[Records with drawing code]

= = =

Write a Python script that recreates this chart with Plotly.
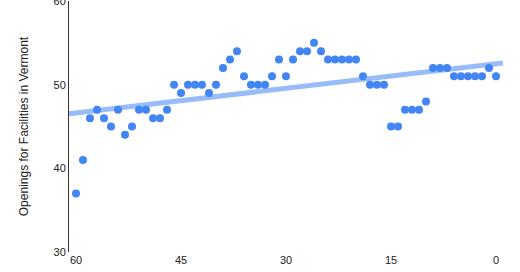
import numpy as np
import plotly.graph_objects as go

days = list(range(60, -1, -1))
openings = [37, 41, 46, 47, 46, 45, 47, 44, 45, 47, 47, 46, 46, 47, 50, 49, 50, 50, 50, 49,
            50, 52, 53, 54, 51, 50, 50, 50, 51, 53, 51, 53, 54, 54, 55, 54, 53, 53, 53, 53,
            53, 51, 50, 50, 50, 45, 45, 47, 47, 47, 48, 52, 52, 52, 51, 51, 51, 51, 51, 52, 51]
x_ticks = [60, 45, 30, 15, 0]
y_ticks = [30, 40, 50, 60]
y_title = "Openings for Facilities in Vermont"

# linear trendline over full axis span
slope, intercept = np.polyfit(days, openings, 1)
x_span = [61, -1]
trend_y = [slope * x + intercept for x in x_span]

fig = go.Figure()
fig.add_trace(go.Scatter(x=x_span, y=trend_y, mode="lines",
                         line=dict(color="rgba(66,133,244,0.55)", width=5),
                         hoverinfo="skip", showlegend=False))
fig.add_trace(go.Scatter(x=days, y=openings, mode="markers",
                         marker=dict(color="#4285f4", size=8, line=dict(width=0)),
                         showlegend=False))

fig.update_layout(
    width=520, height=272,
    margin=dict(l=69, r=17, t=1, b=20),
    paper_bgcolor="white", plot_bgcolor="white",
    font=dict(family="Liberation Sans, Arial", size=11, color="#222"),
)
fig.update_xaxes(range=[61, -1], tickvals=x_ticks, showgrid=False, zeroline=False,
                 showline=False, ticks="", automargin=False,
                 tickfont=dict(size=11, color="#222"))
fig.update_yaxes(range=[30, 60], tickvals=y_ticks, showgrid=False, zeroline=False,
                 showline=True, linecolor="#333", linewidth=1, ticks="",
                 ticklabeloverflow="allow", automargin=False,
                 tickfont=dict(size=11, color="#222"),
                 title=dict(text=y_title, font=dict(size=12, color="#222"), standoff=22))
fig.write_html("out.html")
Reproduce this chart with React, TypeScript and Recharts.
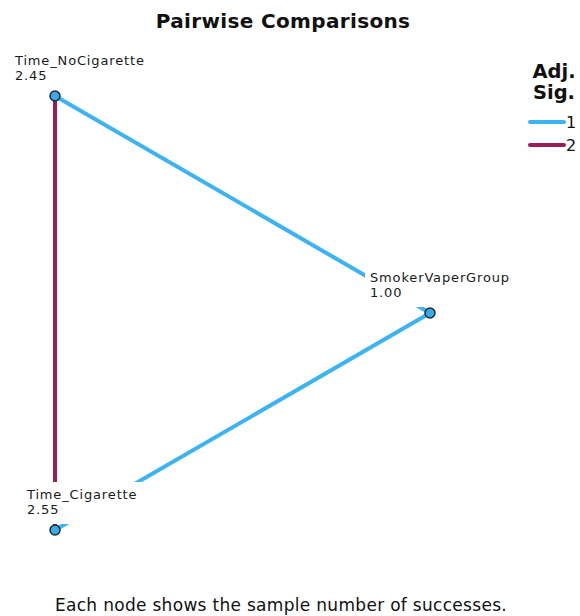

= = =

Write out every entry again word for word, without any of the pictures.

Write a Python script that recreates this chart with Plotly.
import numpy as np
import plotly.graph_objects as go

days = list(range(60, -1, -1))
openings = [37, 41, 46, 47, 46, 45, 47, 44, 45, 47, 47, 46, 46, 47, 50, 49, 50, 50, 50, 49,
            50, 52, 53, 54, 51, 50, 50, 50, 51, 53, 51, 53, 54, 54, 55, 54, 53, 53, 53, 53,
            53, 51, 50, 50, 50, 45, 45, 47, 47, 47, 48, 52, 52, 52, 51, 51, 51, 51, 51, 52, 51]
x_ticks = [60, 45, 30, 15, 0]
y_ticks = [30, 40, 50, 60]
y_title = "Openings for Facilities in Vermont"

# linear trendline over full axis span
slope, intercept = np.polyfit(days, openings, 1)
x_span = [61, -1]
trend_y = [slope * x + intercept for x in x_span]

fig = go.Figure()
fig.add_trace(go.Scatter(x=x_span, y=trend_y, mode="lines",
                         line=dict(color="rgba(66,133,244,0.55)", width=5),
                         hoverinfo="skip", showlegend=False))
fig.add_trace(go.Scatter(x=days, y=openings, mode="markers",
                         marker=dict(color="#4285f4", size=8, line=dict(width=0)),
                         showlegend=False))

fig.update_layout(
    width=520, height=272,
    margin=dict(l=69, r=17, t=1, b=20),
    paper_bgcolor="white", plot_bgcolor="white",
    font=dict(family="Liberation Sans, Arial", size=11, color="#222"),
)
fig.update_xaxes(range=[61, -1], tickvals=x_ticks, showgrid=False, zeroline=False,
                 showline=False, ticks="", automargin=False,
                 tickfont=dict(size=11, color="#222"))
fig.update_yaxes(range=[30, 60], tickvals=y_ticks, showgrid=False, zeroline=False,
                 showline=True, linecolor="#333", linewidth=1, ticks="",
                 ticklabeloverflow="allow", automargin=False,
                 tickfont=dict(size=11, color="#222"),
                 title=dict(text=y_title, font=dict(size=12, color="#222"), standoff=22))
fig.write_html("out.html")
Reproduce this chart with React, TypeScript and Recharts.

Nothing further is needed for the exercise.